What is needed: Up to and including the line with "const REVENUE_LIFT = [21, 27];", write out the listing from its first line, minus the pictures.

Dataset extract:
■ ■ ■ ■ ■

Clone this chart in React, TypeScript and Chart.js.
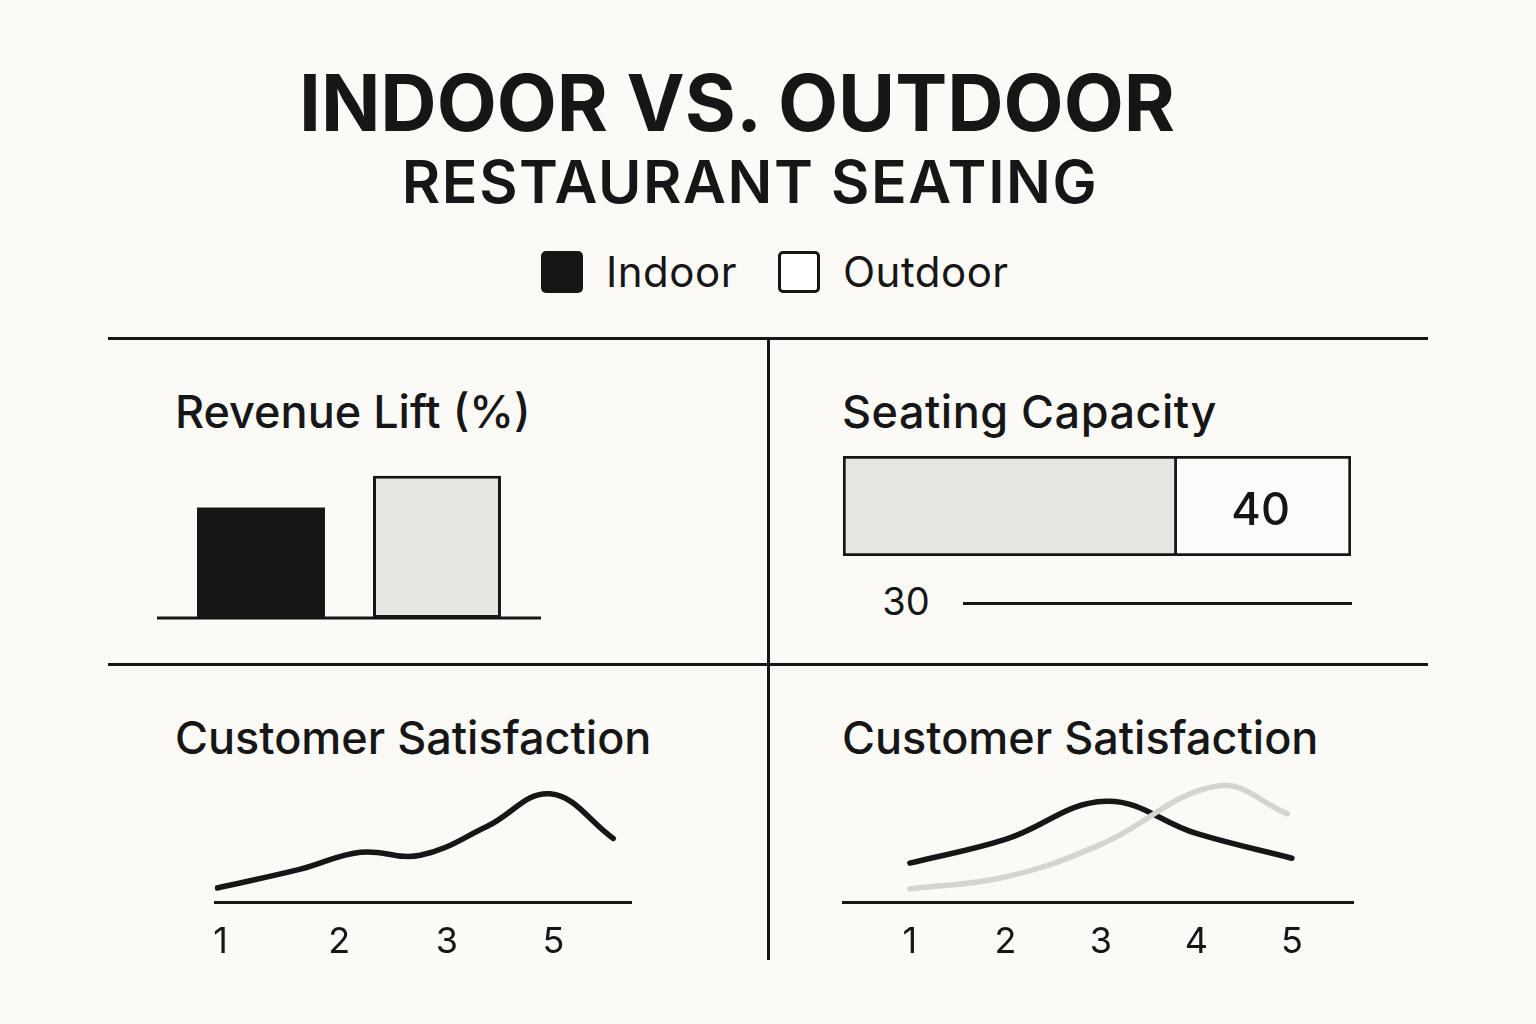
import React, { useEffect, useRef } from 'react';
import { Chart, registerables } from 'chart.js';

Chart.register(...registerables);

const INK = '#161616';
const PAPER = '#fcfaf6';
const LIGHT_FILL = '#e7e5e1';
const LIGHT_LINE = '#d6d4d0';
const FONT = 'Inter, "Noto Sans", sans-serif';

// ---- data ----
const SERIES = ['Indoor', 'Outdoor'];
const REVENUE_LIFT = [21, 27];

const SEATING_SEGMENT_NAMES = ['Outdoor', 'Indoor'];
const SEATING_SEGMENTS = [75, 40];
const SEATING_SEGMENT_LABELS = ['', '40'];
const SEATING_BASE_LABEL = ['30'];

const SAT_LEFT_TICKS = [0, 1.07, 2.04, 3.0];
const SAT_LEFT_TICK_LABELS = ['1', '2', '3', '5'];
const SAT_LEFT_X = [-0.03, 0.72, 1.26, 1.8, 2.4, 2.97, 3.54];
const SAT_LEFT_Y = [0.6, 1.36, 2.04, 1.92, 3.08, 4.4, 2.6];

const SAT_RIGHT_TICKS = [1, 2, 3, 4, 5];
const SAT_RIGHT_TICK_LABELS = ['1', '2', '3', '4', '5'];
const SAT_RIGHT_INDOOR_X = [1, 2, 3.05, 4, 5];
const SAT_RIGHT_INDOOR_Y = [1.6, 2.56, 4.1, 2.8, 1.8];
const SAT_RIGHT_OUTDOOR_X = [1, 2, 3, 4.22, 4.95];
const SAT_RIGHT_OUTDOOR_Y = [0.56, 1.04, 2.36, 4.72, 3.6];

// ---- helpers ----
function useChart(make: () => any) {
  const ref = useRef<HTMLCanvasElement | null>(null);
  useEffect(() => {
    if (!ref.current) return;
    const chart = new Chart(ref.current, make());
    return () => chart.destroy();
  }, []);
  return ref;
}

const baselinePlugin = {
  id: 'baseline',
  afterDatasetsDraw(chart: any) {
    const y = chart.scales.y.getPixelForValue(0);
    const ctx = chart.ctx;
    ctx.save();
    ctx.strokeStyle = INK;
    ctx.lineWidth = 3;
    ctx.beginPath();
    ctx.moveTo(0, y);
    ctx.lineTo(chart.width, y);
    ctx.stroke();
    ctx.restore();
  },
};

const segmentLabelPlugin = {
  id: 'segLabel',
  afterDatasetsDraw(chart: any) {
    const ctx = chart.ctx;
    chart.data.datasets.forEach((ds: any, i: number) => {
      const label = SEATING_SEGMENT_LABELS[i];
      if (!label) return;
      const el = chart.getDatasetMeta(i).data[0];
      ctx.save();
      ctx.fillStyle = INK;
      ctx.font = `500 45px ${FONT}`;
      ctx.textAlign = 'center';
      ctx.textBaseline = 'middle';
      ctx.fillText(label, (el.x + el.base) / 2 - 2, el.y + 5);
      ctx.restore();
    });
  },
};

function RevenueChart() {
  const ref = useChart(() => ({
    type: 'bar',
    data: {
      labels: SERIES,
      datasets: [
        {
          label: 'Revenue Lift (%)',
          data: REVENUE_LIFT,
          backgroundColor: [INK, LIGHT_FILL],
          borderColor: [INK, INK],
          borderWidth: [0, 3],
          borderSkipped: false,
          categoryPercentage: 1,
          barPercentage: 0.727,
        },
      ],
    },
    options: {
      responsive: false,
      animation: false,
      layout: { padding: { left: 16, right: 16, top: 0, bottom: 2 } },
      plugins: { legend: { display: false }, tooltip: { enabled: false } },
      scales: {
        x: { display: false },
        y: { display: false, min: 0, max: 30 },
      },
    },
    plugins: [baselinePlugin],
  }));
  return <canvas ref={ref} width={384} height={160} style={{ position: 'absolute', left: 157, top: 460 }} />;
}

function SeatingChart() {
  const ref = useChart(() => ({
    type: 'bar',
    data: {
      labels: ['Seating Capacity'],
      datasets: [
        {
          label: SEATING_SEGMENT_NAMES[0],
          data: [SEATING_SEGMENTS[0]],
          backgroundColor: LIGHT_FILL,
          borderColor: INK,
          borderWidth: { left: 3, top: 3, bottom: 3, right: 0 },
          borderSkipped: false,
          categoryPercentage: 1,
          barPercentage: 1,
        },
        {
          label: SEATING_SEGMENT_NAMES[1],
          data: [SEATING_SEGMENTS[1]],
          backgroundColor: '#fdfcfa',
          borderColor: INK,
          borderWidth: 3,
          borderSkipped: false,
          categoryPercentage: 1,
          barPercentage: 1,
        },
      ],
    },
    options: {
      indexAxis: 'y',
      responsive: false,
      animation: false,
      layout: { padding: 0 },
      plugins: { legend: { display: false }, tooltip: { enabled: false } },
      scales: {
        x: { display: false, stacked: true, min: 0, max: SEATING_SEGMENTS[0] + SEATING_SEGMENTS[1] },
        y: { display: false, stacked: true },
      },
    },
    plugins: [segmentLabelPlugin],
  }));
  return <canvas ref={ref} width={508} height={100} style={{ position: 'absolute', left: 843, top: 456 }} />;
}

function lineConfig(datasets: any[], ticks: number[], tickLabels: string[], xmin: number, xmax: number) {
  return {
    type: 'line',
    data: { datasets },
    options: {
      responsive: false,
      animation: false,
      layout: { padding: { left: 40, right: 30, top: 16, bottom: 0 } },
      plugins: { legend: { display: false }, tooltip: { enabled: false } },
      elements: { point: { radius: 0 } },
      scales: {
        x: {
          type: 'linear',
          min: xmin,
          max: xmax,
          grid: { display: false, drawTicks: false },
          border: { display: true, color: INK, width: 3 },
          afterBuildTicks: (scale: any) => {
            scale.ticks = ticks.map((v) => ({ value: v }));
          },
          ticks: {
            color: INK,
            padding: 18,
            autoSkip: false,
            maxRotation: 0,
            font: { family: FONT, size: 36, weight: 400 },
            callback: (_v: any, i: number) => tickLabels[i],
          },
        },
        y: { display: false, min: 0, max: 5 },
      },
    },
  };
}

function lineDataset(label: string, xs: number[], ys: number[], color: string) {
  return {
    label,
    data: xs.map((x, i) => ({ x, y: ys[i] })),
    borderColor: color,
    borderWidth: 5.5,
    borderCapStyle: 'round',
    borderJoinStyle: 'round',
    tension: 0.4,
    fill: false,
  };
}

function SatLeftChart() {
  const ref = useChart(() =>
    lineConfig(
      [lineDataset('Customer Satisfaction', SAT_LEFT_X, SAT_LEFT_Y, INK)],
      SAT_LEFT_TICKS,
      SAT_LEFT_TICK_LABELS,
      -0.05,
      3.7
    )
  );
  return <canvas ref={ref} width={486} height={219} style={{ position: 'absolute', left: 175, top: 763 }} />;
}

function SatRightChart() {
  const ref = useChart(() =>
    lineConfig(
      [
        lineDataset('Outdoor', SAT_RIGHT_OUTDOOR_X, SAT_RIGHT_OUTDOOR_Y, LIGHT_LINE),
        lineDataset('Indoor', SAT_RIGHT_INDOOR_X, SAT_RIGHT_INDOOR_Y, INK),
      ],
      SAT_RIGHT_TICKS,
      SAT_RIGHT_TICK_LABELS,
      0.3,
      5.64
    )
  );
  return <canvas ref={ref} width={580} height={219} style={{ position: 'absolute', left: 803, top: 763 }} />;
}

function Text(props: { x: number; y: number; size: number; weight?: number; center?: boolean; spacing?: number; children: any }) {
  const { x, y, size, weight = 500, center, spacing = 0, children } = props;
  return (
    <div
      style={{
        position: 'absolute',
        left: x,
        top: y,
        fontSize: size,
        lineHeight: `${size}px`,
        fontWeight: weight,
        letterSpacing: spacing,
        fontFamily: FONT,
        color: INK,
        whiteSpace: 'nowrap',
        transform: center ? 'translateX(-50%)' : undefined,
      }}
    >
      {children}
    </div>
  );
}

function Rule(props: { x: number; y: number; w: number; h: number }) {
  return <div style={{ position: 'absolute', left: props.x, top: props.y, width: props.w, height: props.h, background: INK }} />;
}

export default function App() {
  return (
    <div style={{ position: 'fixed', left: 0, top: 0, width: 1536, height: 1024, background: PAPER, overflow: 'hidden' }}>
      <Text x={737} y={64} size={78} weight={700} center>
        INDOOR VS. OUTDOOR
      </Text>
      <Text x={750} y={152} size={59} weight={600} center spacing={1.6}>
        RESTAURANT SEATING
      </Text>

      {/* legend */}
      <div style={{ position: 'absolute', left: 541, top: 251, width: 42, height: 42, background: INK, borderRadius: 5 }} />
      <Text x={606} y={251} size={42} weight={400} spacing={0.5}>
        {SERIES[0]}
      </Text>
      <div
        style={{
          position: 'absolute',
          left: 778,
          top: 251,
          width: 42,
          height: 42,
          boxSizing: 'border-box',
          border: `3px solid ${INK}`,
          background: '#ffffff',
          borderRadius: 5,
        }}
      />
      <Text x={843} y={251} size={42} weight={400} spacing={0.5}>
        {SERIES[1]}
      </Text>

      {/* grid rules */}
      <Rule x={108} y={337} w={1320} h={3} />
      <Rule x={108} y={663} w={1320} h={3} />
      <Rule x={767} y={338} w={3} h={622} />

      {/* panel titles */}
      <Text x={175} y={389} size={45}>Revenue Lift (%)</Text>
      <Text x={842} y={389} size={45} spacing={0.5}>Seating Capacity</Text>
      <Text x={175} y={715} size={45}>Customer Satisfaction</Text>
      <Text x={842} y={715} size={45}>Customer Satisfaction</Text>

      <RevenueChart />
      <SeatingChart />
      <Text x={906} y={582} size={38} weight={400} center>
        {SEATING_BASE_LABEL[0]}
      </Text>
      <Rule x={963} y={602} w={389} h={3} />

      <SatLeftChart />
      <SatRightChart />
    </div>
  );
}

■ ■ ■ ■ ■

Expected output:
Clone this chart in React, TypeScript and Chart.js.
import React, { useEffect, useRef } from 'react';
import { Chart, registerables } from 'chart.js';

Chart.register(...registerables);

const INK = '#161616';
const PAPER = '#fcfaf6';
const LIGHT_FILL = '#e7e5e1';
const LIGHT_LINE = '#d6d4d0';
const FONT = 'Inter, "Noto Sans", sans-serif';

// ---- data ----
const SERIES = ['Indoor', 'Outdoor'];
const REVENUE_LIFT = [21, 27];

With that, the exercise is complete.